Oリング・ガスケット・パッキンの違い早見表
まずは、3つのシールの違いを一覧で比較してみましょう。
Oリング | ガスケット | パッキン | |
---|---|---|---|
主な用途 | 固定・運動の両用 | 固定用(動かない部分) | 運動用(動く部分) |
形状 | 断面が円形(O型)のリング | シート状(平面) | 立体的(U字、V字など多様) |
使われる場所の例 | 油圧・空圧機器、自動車、家電製品 | 配管フランジ、エンジンヘッド | ポンプの軸、シリンダーのピストン |
ガスケットとは? | 動かない部分(固定用)のシール
ガスケットは、動かない二つの部品の間に挟み込んで使用するシール部品です。主に、配管をつなぐ「フランジ」や、エンジンのシリンダーヘッドとブロックの間など、完全に固定された接合面に使用されます。部品同士の微細な隙間を埋めることで、内部の液体やガスが外部に漏れ出すのを防ぎます。
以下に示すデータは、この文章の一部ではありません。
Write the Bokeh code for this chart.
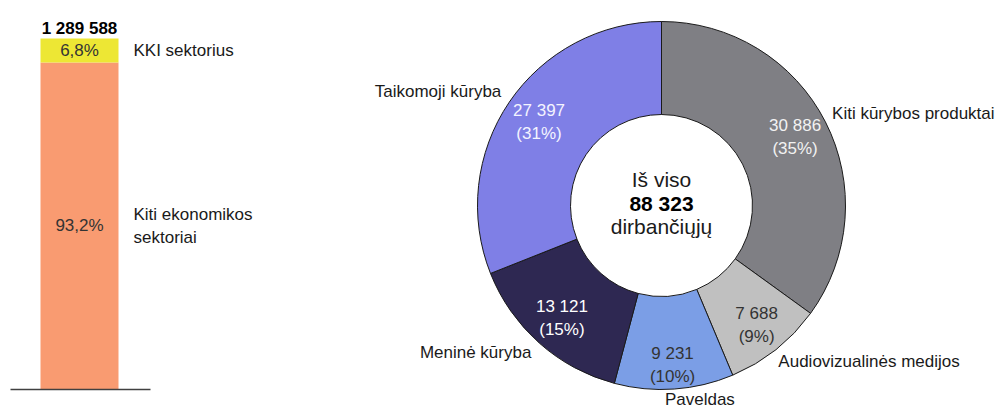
import math
from bokeh.plotting import figure
from bokeh.layouts import row
from bokeh.models import Range1d, ColumnDataSource
from bokeh.core.properties import value
from bokeh.embed import file_html
from bokeh.resources import INLINE

# ---- data ----
bar_total_label = "1 289 588"
bar_categories = ["Kiti ekonomikos\nsektoriai", "KKI sektorius"]
bar_shares = [93.2, 6.8]
bar_share_labels = ["93,2%", "6,8%"]

donut_categories = ["Kiti kūrybos produktai", "Audiovizualinės medijos", "Paveldas",
                    "Meninė kūryba", "Taikomoji kūryba"]
donut_values = [30886, 7688, 9231, 13121, 27397]
donut_value_labels = ["30 886", "7 688", "9 231", "13 121", "27 397"]
donut_pct_labels = ["(35%)", "(9%)", "(10%)", "(15%)", "(31%)"]
donut_total_label = "88 323"

# ---- styles ----
FONT = value("Liberation Sans")
bar_colors = ["#F99B71", "#EDE734"]
donut_colors = ["#7F7F84", "#C0C0C0", "#7B9EE6", "#2E2852", "#7F7FE6"]
donut_text_colors = ["#F2F2F2", "#333333", "#333333", "#FFFFFF", "#F4F4FF"]
inner_label_r = [150, 153, 160, 150, 148]
outer_label_r = [196, 196, 194, 196, 196]
outer_align = ["left", "left", "left", "right", "right"]
outer_dx = [-4, -5, -10, 0, 2]
outer_dy = [-3, 2, 0, 0, -4]

# ---- left: stacked bar ----
W1, H = 328, 409
p1 = figure(width=W1, height=H, output_backend="svg", toolbar_location=None,
            x_range=Range1d(0, W1), y_range=Range1d(-5.698, 110.83),
            min_border=0, outline_line_color=None)
p1.axis.visible = False
p1.grid.visible = False

bottoms, tops = [], []
acc = 0.0
for s in bar_shares:
    bottoms.append(acc)
    acc += s
    tops.append(acc)
mids = [(b + t) / 2 for b, t in zip(bottoms, tops)]
bx = 79
src1 = ColumnDataSource(dict(x=[bx] * 2, bottom=bottoms, top=tops, color=bar_colors,
                             mid=mids, lab=bar_share_labels, cat=bar_categories,
                             lx=[133] * 2))
p1.vbar(x="x", bottom="bottom", top="top", width=78, fill_color="color",
        line_color=None, source=src1)
p1.text(x="x", y="mid", text="lab", source=src1, text_font=FONT,
        text_font_size="17px", text_color="#333333", text_align="center",
        text_baseline="middle")
p1.text(x="lx", y="mid", text="cat", source=src1, text_font=FONT,
        text_font_size="17px", text_color="#1A1A1A", text_align="left",
        text_baseline="middle", text_line_height=1.2)
p1.text(x=[bx], y=[tops[-1]], text=[bar_total_label], text_font=FONT,
        text_font_size="17px", text_font_style="bold", text_color="#000000",
        text_align="center", text_baseline="bottom", y_offset=-1)
p1.segment(x0=[10], y0=[0], x1=[150], y1=[0], line_color="#404040", line_width=1.5)

# ---- right: donut ----
W2 = 675
p2 = figure(width=W2, height=H, output_backend="svg", toolbar_location=None,
            x_range=Range1d(0, W2), y_range=Range1d(0, H),
            min_border=0, outline_line_color=None)
p2.axis.visible = False
p2.grid.visible = False

cx, cy = 333, 204
R_in, R_out = 91, 184
total = sum(donut_values)
starts, ends, midang = [], [], []
c = 0.0
for v in donut_values:
    a0 = math.pi / 2 - 2 * math.pi * c / total
    c += v
    a1 = math.pi / 2 - 2 * math.pi * c / total
    starts.append(a0)
    ends.append(a1)
    midang.append((a0 + a1) / 2)

src2 = ColumnDataSource(dict(start=starts, end=ends, color=donut_colors))
p2.annular_wedge(x=cx, y=cy, inner_radius=R_in, outer_radius=R_out,
                 start_angle="start", end_angle="end", direction="clock",
                 fill_color="color", line_color="#1A1A1A", line_width=1, source=src2)

ix = [cx + r * math.cos(a) for r, a in zip(inner_label_r, midang)]
iy = [cy + r * math.sin(a) for r, a in zip(inner_label_r, midang)]
inner_text = [f"{v}\n{p}" for v, p in zip(donut_value_labels, donut_pct_labels)]
src3 = ColumnDataSource(dict(x=ix, y=iy, t=inner_text, c=donut_text_colors))
p2.text(x="x", y="y", text="t", text_color="c", source=src3, text_font=FONT,
        text_font_size="17px", text_align="center", text_baseline="middle",
        text_line_height=1.2)

ox = [cx + r * math.cos(a) for r, a in zip(outer_label_r, midang)]
oy = [cy + r * math.sin(a) for r, a in zip(outer_label_r, midang)]
src4 = ColumnDataSource(dict(x=ox, y=oy, t=donut_categories, al=outer_align,
                             dx=outer_dx, dy=outer_dy))
p2.text(x="x", y="y", text="t", text_align="al", x_offset="dx", y_offset="dy",
        source=src4, text_font=FONT, text_font_size="17px", text_color="#1A1A1A",
        text_baseline="middle")

p2.text(x=[cx], y=[cy], text=["Iš viso"], text_font=FONT, text_font_size="21px",
        text_color="#1A1A1A", text_align="center", text_baseline="middle", y_offset=-26)
p2.text(x=[cx], y=[cy], text=[donut_total_label], text_font=FONT, text_font_size="21px",
        text_font_style="bold", text_color="#000000", text_align="center",
        text_baseline="middle", y_offset=-2)
p2.text(x=[cx], y=[cy], text=["dirbančiųjų"], text_font=FONT, text_font_size="21px",
        text_color="#1A1A1A", text_align="center", text_baseline="middle", y_offset=21)

layout = row(p1, p2, spacing=0)
open("out.html", "w").write(file_html(layout, INLINE))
接合面の形に合わせて作られたシート状のものが多く、「面」でシールするのが最大の特徴です。

パッキンとは? | 動く部分(運動用)のシール
パッキンは、ピストンの往復運動や、ポンプ・バルブの回転運動など、動きのある部品に使用されるシール部品です。運動部分の隙間から流体が漏れるのを防ぐ役割を担います。運動による摩耗に耐える必要があり、Oリング、Uパッキン、Vパッキンなど、運動の種類や圧力の条件に応じて様々な立体的な形状が存在するのが特徴です。

Oリングとは? | ガスケットにもパッキンにもなる万能シール
Oリングは、その名の通り断面が「O」の形(円形)をしたリング状のシールです。素材の持つ弾力性を利用し、溝にはめ込んで圧縮されることで高い密封性を発揮します。Oリングの最大の特徴は、その汎用性の高さにあります。
- 固定用として使われる場合 → ガスケットの一種
- 運動用として使われる場合 → パッキンの一種
このように、Oリングは用途に応じてガスケットにもパッキンにも分類されます。構造がシンプルで安価、かつ省スペースで優れたシール性能を持つため、自動車、油圧・空圧機器、水道の蛇口、家電製品まで、非常に幅広い分野で活躍しています。

【結論】簡単な覚え方は「静のガスケット、動のパッキン」
これらの違いを覚える最も簡単な方法は、「静止している場所(動かない)のシールはガスケット」、「運動している場所(動く)のシールはパッキン」と区別することです。そしてOリングは、その両方の役割をこなせる非常に便利なシール部品だと覚えておきましょう。